◆ What you will do ◆
From the listing below, pull out every line where the string "that" appears.

◆ Supplied records ◆

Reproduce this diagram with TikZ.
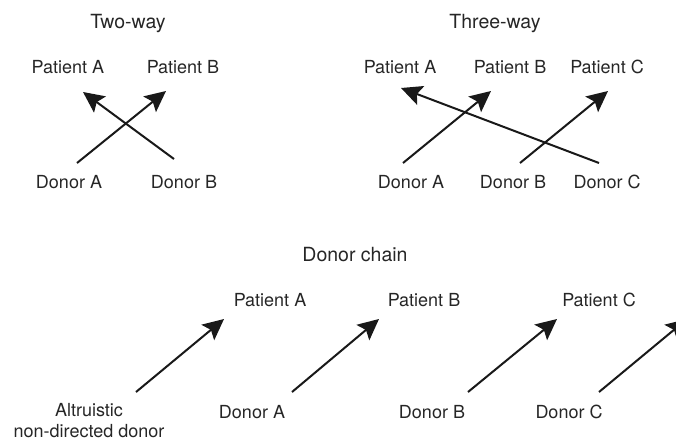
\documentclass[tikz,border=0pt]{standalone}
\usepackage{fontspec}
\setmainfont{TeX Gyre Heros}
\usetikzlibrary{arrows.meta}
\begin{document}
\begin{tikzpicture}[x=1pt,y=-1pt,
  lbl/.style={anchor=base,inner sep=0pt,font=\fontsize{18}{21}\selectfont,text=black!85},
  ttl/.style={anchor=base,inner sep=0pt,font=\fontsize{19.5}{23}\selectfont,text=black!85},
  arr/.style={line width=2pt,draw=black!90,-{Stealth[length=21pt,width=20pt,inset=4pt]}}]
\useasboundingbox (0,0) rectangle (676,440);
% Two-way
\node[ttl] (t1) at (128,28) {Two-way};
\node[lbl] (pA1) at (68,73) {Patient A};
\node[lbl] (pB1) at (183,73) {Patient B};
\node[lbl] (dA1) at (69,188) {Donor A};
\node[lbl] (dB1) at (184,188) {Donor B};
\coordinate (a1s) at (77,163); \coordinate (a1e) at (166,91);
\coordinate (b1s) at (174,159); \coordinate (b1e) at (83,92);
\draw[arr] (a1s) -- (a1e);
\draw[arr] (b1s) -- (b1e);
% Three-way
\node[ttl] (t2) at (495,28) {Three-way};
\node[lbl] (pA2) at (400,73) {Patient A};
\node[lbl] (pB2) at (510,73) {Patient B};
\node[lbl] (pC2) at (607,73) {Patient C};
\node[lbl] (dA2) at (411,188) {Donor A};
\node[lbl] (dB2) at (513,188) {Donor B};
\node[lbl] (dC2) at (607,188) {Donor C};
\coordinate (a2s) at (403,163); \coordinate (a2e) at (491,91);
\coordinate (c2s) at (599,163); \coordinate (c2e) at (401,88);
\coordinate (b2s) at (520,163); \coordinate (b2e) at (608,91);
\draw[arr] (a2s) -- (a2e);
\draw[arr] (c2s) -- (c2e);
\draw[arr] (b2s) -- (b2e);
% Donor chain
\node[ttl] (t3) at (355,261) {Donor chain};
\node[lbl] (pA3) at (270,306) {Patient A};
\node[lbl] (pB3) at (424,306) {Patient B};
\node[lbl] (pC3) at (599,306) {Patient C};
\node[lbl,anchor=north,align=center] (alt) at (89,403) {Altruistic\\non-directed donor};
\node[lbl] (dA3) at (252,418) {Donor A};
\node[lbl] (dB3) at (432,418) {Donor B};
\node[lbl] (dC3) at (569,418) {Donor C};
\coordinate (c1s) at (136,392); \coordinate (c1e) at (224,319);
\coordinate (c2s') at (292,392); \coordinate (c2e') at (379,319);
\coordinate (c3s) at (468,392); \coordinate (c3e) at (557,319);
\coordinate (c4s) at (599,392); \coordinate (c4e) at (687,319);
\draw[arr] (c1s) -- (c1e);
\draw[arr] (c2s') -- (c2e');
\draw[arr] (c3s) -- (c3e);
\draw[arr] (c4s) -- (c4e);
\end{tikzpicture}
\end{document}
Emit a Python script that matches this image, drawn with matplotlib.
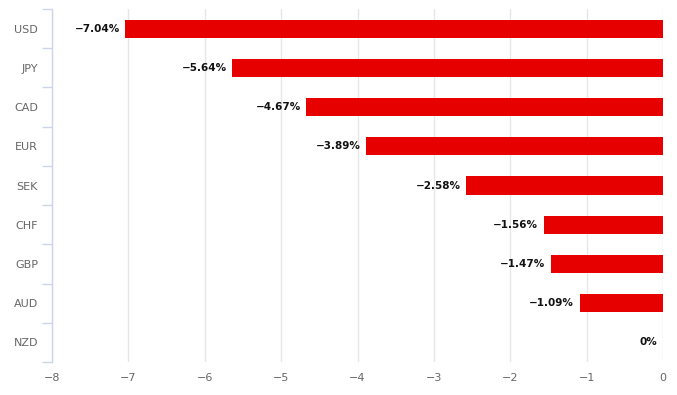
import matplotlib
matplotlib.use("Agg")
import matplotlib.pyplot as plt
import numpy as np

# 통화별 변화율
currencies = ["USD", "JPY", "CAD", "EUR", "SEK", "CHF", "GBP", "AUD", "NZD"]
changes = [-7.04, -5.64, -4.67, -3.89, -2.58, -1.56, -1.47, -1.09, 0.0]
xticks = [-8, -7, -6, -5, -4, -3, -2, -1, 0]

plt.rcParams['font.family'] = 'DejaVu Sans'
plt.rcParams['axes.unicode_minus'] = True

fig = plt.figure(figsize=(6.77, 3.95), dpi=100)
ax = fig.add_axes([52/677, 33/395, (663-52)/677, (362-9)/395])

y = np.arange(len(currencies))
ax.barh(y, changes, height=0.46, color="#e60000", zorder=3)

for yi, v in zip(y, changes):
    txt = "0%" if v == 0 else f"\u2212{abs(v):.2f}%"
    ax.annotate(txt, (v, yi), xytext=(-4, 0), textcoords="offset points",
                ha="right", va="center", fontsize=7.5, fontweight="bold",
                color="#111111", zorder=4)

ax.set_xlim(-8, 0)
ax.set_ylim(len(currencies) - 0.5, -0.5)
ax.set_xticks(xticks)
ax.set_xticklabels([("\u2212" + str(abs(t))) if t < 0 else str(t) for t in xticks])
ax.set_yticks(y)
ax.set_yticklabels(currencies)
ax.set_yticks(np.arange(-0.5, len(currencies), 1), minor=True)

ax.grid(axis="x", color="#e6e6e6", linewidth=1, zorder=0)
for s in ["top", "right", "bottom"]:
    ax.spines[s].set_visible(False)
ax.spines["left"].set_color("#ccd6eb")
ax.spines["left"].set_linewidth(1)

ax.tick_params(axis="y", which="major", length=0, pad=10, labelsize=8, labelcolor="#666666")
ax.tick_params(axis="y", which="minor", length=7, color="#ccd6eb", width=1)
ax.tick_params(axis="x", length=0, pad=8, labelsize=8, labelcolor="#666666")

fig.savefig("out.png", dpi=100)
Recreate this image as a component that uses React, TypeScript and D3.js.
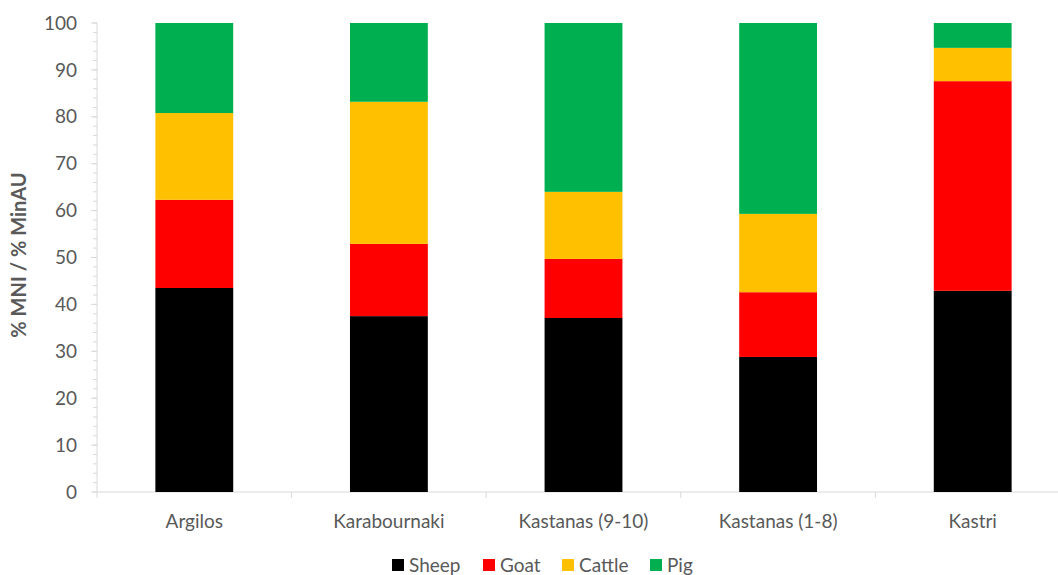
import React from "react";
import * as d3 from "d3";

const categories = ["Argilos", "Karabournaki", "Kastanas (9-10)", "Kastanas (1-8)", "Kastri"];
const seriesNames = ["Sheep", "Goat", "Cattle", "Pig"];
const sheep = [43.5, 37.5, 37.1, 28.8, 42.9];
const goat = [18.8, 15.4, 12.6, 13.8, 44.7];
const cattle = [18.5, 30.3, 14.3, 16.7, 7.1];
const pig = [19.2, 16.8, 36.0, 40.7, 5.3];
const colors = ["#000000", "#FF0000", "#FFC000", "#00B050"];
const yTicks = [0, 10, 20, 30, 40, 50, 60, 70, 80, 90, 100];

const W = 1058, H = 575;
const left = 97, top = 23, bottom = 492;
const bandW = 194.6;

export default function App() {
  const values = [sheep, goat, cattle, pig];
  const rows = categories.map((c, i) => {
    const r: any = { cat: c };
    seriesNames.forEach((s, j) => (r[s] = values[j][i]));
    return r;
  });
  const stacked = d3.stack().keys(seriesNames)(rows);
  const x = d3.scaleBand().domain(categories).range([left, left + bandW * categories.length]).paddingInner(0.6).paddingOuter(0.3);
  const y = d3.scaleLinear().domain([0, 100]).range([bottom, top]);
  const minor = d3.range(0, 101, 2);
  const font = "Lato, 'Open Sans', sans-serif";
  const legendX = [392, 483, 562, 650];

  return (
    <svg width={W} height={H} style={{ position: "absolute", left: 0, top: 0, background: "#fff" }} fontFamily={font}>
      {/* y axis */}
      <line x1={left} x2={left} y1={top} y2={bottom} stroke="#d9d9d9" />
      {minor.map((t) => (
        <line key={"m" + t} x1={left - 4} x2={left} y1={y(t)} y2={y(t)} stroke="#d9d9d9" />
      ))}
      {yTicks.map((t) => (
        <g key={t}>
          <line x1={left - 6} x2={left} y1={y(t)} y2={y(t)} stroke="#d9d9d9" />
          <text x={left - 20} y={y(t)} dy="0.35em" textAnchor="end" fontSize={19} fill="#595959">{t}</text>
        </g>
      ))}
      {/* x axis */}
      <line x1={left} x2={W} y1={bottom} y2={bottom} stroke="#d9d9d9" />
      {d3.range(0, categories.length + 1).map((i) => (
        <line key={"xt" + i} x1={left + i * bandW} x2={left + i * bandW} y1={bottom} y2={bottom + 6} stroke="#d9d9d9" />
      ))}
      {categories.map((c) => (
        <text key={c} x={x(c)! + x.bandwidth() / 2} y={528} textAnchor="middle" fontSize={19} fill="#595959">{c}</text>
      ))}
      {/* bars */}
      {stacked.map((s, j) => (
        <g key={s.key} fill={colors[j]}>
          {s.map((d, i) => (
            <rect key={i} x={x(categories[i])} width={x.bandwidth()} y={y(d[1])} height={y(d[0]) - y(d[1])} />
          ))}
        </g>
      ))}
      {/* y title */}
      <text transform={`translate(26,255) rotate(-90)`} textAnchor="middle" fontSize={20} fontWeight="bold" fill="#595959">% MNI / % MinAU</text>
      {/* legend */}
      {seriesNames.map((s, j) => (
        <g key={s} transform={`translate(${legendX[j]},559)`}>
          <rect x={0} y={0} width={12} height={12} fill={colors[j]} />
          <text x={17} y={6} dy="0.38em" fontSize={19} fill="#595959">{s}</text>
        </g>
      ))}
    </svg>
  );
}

◆ Full answer ◆
Emit a Python script that matches this image, drawn with matplotlib.
Recreate this image as a component that uses React, TypeScript and D3.js.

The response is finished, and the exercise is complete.